- What you have to do -
In your copy, leave out the pictures; write out all the data exactly.
<<<<
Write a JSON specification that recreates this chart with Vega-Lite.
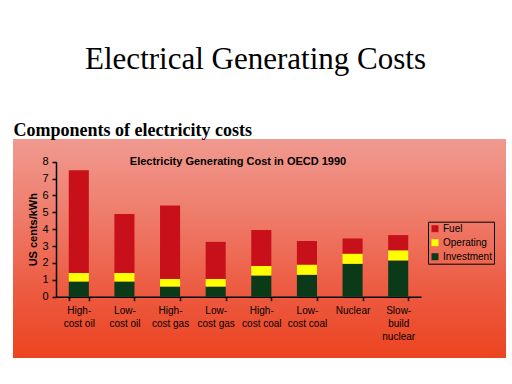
{
  "$schema": "https://vega.github.io/schema/vega-lite/v6.json",
  "width": 493,
  "height": 219,
  "autosize": {"type": "none"},
  "padding": {"left": 13, "top": 139, "right": 6, "bottom": 26},
  "background": "#ffffff",
  "config": {
    "view": {
      "stroke": null,
      "fill": {
        "gradient": "linear", "x1": 0, "y1": 0, "x2": 0, "y2": 1,
        "stops": [
          {"offset": 0, "color": "#f09a90"},
          {"offset": 0.3, "color": "#ef8070"},
          {"offset": 0.7, "color": "#ec5a40"},
          {"offset": 1, "color": "#ec4420"}
        ]
      }
    },
    "axis": {"grid": false, "domainColor": "#000000", "tickColor": "#000000", "labelColor": "#000000", "titleColor": "#000000"}
  },
  "data": {
    "values": [
      {"plant": "High-cost oil", "component": "Investment", "rank": 1, "cost": 0.9},
      {"plant": "High-cost oil", "component": "Operating", "rank": 2, "cost": 0.5},
      {"plant": "High-cost oil", "component": "Fuel", "rank": 3, "cost": 6.1},
      {"plant": "Low-cost oil", "component": "Investment", "rank": 1, "cost": 0.9},
      {"plant": "Low-cost oil", "component": "Operating", "rank": 2, "cost": 0.5},
      {"plant": "Low-cost oil", "component": "Fuel", "rank": 3, "cost": 3.5},
      {"plant": "High-cost gas", "component": "Investment", "rank": 1, "cost": 0.6},
      {"plant": "High-cost gas", "component": "Operating", "rank": 2, "cost": 0.45},
      {"plant": "High-cost gas", "component": "Fuel", "rank": 3, "cost": 4.35},
      {"plant": "Low-cost gas", "component": "Investment", "rank": 1, "cost": 0.6},
      {"plant": "Low-cost gas", "component": "Operating", "rank": 2, "cost": 0.45},
      {"plant": "Low-cost gas", "component": "Fuel", "rank": 3, "cost": 2.2},
      {"plant": "High-cost coal", "component": "Investment", "rank": 1, "cost": 1.25},
      {"plant": "High-cost coal", "component": "Operating", "rank": 2, "cost": 0.57},
      {"plant": "High-cost coal", "component": "Fuel", "rank": 3, "cost": 2.13},
      {"plant": "Low-cost coal", "component": "Investment", "rank": 1, "cost": 1.3},
      {"plant": "Low-cost coal", "component": "Operating", "rank": 2, "cost": 0.6},
      {"plant": "Low-cost coal", "component": "Fuel", "rank": 3, "cost": 1.4},
      {"plant": "Nuclear", "component": "Investment", "rank": 1, "cost": 1.95},
      {"plant": "Nuclear", "component": "Operating", "rank": 2, "cost": 0.6},
      {"plant": "Nuclear", "component": "Fuel", "rank": 3, "cost": 0.9},
      {"plant": "Slow-build nuclear", "component": "Investment", "rank": 1, "cost": 2.15},
      {"plant": "Slow-build nuclear", "component": "Operating", "rank": 2, "cost": 0.6},
      {"plant": "Slow-build nuclear", "component": "Fuel", "rank": 3, "cost": 0.9}
    ]
  },
  "resolve": {"axis": {"x": "independent", "y": "independent"}},
  "layer": [
    {
      "mark": {"type": "bar"},
      "encoding": {
        "x": {
          "field": "plant", "type": "nominal", "sort": null,
          "scale": {"range": [43, 408], "paddingInner": 0.56, "paddingOuter": 0.28},
          "axis": {
            "orient": "bottom", "offset": -61.3, "tickBand": "extent",
            "tickSize": 4, "tickWidth": 1.5, "domainWidth": 1.5,
            "labelAngle": 0, "labelFont": "Liberation Sans", "labelFontSize": 10,
            "labelLineHeight": 12.7, "labelPadding": 5, "labelBaseline": "top",
            "labelExpr": "!datum.label ? '' : datum.label == 'Slow-build nuclear' ? ['Slow-', 'build', 'nuclear'] : datum.label == 'Nuclear' ? ['Nuclear'] : [split(datum.label, '-')[0] + '-', split(datum.label, '-')[1]]",
            "title": "Components of electricity costs",
            "titleFont": "Liberation Serif", "titleFontSize": 18, "titleFontWeight": "bold",
            "titleAngle": 0, "titleX": 0, "titleY": -161.7,
            "titleAlign": "left", "titleBaseline": "alphabetic", "titleAnchor": null
          }
        },
        "y": {
          "field": "cost", "type": "quantitative", "stack": "zero",
          "scale": {"domain": [0, 8], "range": [157.7, 22.7], "nice": false, "zero": false},
          "axis": {
            "orient": "left", "offset": -43, "values": [0, 1, 2, 3, 4, 5, 6, 7, 8],
            "tickSize": 4, "tickWidth": 1.5, "domainWidth": 1.5,
            "labelFont": "Liberation Sans", "labelFontSize": 11, "labelPadding": 4,
            "title": "US cents/kWh",
            "titleFont": "Liberation Sans", "titleFontSize": 11, "titleFontWeight": "bold",
            "titleX": -23, "titleY": 90.2, "titleAlign": "center", "titleBaseline": "middle"
          }
        },
        "color": {
          "field": "component", "type": "nominal",
          "scale": {"domain": ["Fuel", "Operating", "Investment"], "range": ["#c8101a", "#ffff00", "#0b3a18"]},
          "legend": {
            "title": null, "orient": "none", "legendX": 415, "legendY": 82.7,
            "symbolType": "square", "symbolSize": 49, "symbolStrokeWidth": 0,
            "labelFont": "Liberation Sans", "labelFontSize": 10, "labelColor": "#000000",
            "labelOffset": 3, "rowPadding": 4,
            "strokeColor": "#000000", "padding": 2
          }
        },
        "order": {"field": "rank", "type": "quantitative"}
      }
    },
    {
      "mark": {"type": "bar", "opacity": 0},
      "encoding": {
        "x": {
          "field": "plant", "type": "nominal", "sort": null,
          "axis": {
            "orient": "top", "labels": false, "ticks": false, "domain": false,
            "title": "Electrical Generating Costs",
            "titleFont": "Liberation Serif", "titleFontSize": 31, "titleFontWeight": "normal",
            "titleAngle": 0, "titleX": 242, "titleY": -71,
            "titleAlign": "center", "titleBaseline": "alphabetic"
          }
        },
        "y": {
          "field": "cost", "type": "quantitative", "stack": "zero",
          "axis": {
            "orient": "right", "labels": false, "ticks": false, "domain": false,
            "title": "Electricity Generating Cost in OECD 1990",
            "titleFont": "Liberation Sans", "titleFontSize": 11, "titleFontWeight": "bold",
            "titleAngle": 0, "titleX": -268.5, "titleY": 22.7,
            "titleAlign": "center", "titleBaseline": "middle"
          }
        },
        "order": {"field": "rank", "type": "quantitative"}
      }
    }
  ]
}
>>>>
- Response to the exercise -
Write a JSON specification that recreates this chart with Vega-Lite.
{
  "$schema": "https://vega.github.io/schema/vega-lite/v6.json",
  "width": 493,
  "height": 219,
  "autosize": {"type": "none"},
  "padding": {"left": 13, "top": 139, "right": 6, "bottom": 26},
  "background": "#ffffff",
  "config": {
    "view": {
      "stroke": null,
      "fill": {
        "gradient": "linear", "x1": 0, "y1": 0, "x2": 0, "y2": 1,
        "stops": [
          {"offset": 0, "color": "#f09a90"},
          {"offset": 0.3, "color": "#ef8070"},
          {"offset": 0.7, "color": "#ec5a40"},
          {"offset": 1, "color": "#ec4420"}
        ]
      }
    },
    "axis": {"grid": false, "domainColor": "#000000", "tickColor": "#000000", "labelColor": "#000000", "titleColor": "#000000"}
  },
  "data": {
    "values": [
      {"plant": "High-cost oil", "component": "Investment", "rank": 1, "cost": 0.9},
      {"plant": "High-cost oil", "component": "Operating", "rank": 2, "cost": 0.5},
      {"plant": "High-cost oil", "component": "Fuel", "rank": 3, "cost": 6.1},
      {"plant": "Low-cost oil", "component": "Investment", "rank": 1, "cost": 0.9},
      {"plant": "Low-cost oil", "component": "Operating", "rank": 2, "cost": 0.5},
      {"plant": "Low-cost oil", "component": "Fuel", "rank": 3, "cost": 3.5},
      {"plant": "High-cost gas", "component": "Investment", "rank": 1, "cost": 0.6},
      {"plant": "High-cost gas", "component": "Operating", "rank": 2, "cost": 0.45},
      {"plant": "High-cost gas", "component": "Fuel", "rank": 3, "cost": 4.35},
      {"plant": "Low-cost gas", "component": "Investment", "rank": 1, "cost": 0.6},
      {"plant": "Low-cost gas", "component": "Operating", "rank": 2, "cost": 0.45},
      {"plant": "Low-cost gas", "component": "Fuel", "rank": 3, "cost": 2.2},
      {"plant": "High-cost coal", "component": "Investment", "rank": 1, "cost": 1.25},
      {"plant": "High-cost coal", "component": "Operating", "rank": 2, "cost": 0.57},
      {"plant": "High-cost coal", "component": "Fuel", "rank": 3, "cost": 2.13},
      {"plant": "Low-cost coal", "component": "Investment", "rank": 1, "cost": 1.3},
      {"plant": "Low-cost coal", "component": "Operating", "rank": 2, "cost": 0.6},
      {"plant": "Low-cost coal", "component": "Fuel", "rank": 3, "cost": 1.4},
      {"plant": "Nuclear", "component": "Investment", "rank": 1, "cost": 1.95},
      {"plant": "Nuclear", "component": "Operating", "rank": 2, "cost": 0.6},
      {"plant": "Nuclear", "component": "Fuel", "rank": 3, "cost": 0.9},
      {"plant": "Slow-build nuclear", "component": "Investment", "rank": 1, "cost": 2.15},
      {"plant": "Slow-build nuclear", "component": "Operating", "rank": 2, "cost": 0.6},
      {"plant": "Slow-build nuclear", "component": "Fuel", "rank": 3, "cost": 0.9}
    ]
  },
  "resolve": {"axis": {"x": "independent", "y": "independent"}},
  "layer": [
    {
      "mark": {"type": "bar"},
      "encoding": {
        "x": {
          "field": "plant", "type": "nominal", "sort": null,
          "scale": {"range": [43, 408], "paddingInner": 0.56, "paddingOuter": 0.28},
          "axis": {
            "orient": "bottom", "offset": -61.3, "tickBand": "extent",
            "tickSize": 4, "tickWidth": 1.5, "domainWidth": 1.5,
            "labelAngle": 0, "labelFont": "Liberation Sans", "labelFontSize": 10,
            "labelLineHeight": 12.7, "labelPadding": 5, "labelBaseline": "top",
            "labelExpr": "!datum.label ? '' : datum.label == 'Slow-build nuclear' ? ['Slow-', 'build', 'nuclear'] : datum.label == 'Nuclear' ? ['Nuclear'] : [split(datum.label, '-')[0] + '-', split(datum.label, '-')[1]]",
            "title": "Components of electricity costs",
            "titleFont": "Liberation Serif", "titleFontSize": 18, "titleFontWeight": "bold",
            "titleAngle": 0, "titleX": 0, "titleY": -161.7,
            "titleAlign": "left", "titleBaseline": "alphabetic", "titleAnchor": null
          }
        },
        "y": {
          "field": "cost", "type": "quantitative", "stack": "zero",
          "scale": {"domain": [0, 8], "range": [157.7, 22.7], "nice": false, "zero": false},
          "axis": {
            "orient": "left", "offset": -43, "values": [0, 1, 2, 3, 4, 5, 6, 7, 8],
            "tickSize": 4, "tickWidth": 1.5, "domainWidth": 1.5,
            "labelFont": "Liberation Sans", "labelFontSize": 11, "labelPadding": 4,
            "title": "US cents/kWh",
            "titleFont": "Liberation Sans", "titleFontSize": 11, "titleFontWeight": "bold",
            "titleX": -23, "titleY": 90.2, "titleAlign": "center", "titleBaseline": "middle"
          }
        },
        "color": {
          "field": "component", "type": "nominal",
          "scale": {"domain": ["Fuel", "Operating", "Investment"], "range": ["#c8101a", "#ffff00", "#0b3a18"]},
          "legend": {
            "title": null, "orient": "none", "legendX": 415, "legendY": 82.7,
            "symbolType": "square", "symbolSize": 49, "symbolStrokeWidth": 0,
            "labelFont": "Liberation Sans", "labelFontSize": 10, "labelColor": "#000000",
            "labelOffset": 3, "rowPadding": 4,
            "strokeColor": "#000000", "padding": 2
          }
        },
        "order": {"field": "rank", "type": "quantitative"}
      }
    },
    {
      "mark": {"type": "bar", "opacity": 0},
      "encoding": {
        "x": {
          "field": "plant", "type": "nominal", "sort": null,
          "axis": {
            "orient": "top", "labels": false, "ticks": false, "domain": false,
            "title": "Electrical Generating Costs",
            "titleFont": "Liberation Serif", "titleFontSize": 31, "titleFontWeight": "normal",
            "titleAngle": 0, "titleX": 242, "titleY": -71,
            "titleAlign": "center", "titleBaseline": "alphabetic"
          }
        },
        "y": {
          "field": "cost", "type": "quantitative", "stack": "zero",
          "axis": {
            "orient": "right", "labels": false, "ticks": false, "domain": false,
            "title": "Electricity Generating Cost in OECD 1990",
            "titleFont": "Liberation Sans", "titleFontSize": 11, "titleFontWeight": "bold",
            "titleAngle": 0, "titleX": -268.5, "titleY": 22.7,
            "titleAlign": "center", "titleBaseline": "middle"
          }
        },
        "order": {"field": "rank", "type": "quantitative"}
      }
    }
  ]
}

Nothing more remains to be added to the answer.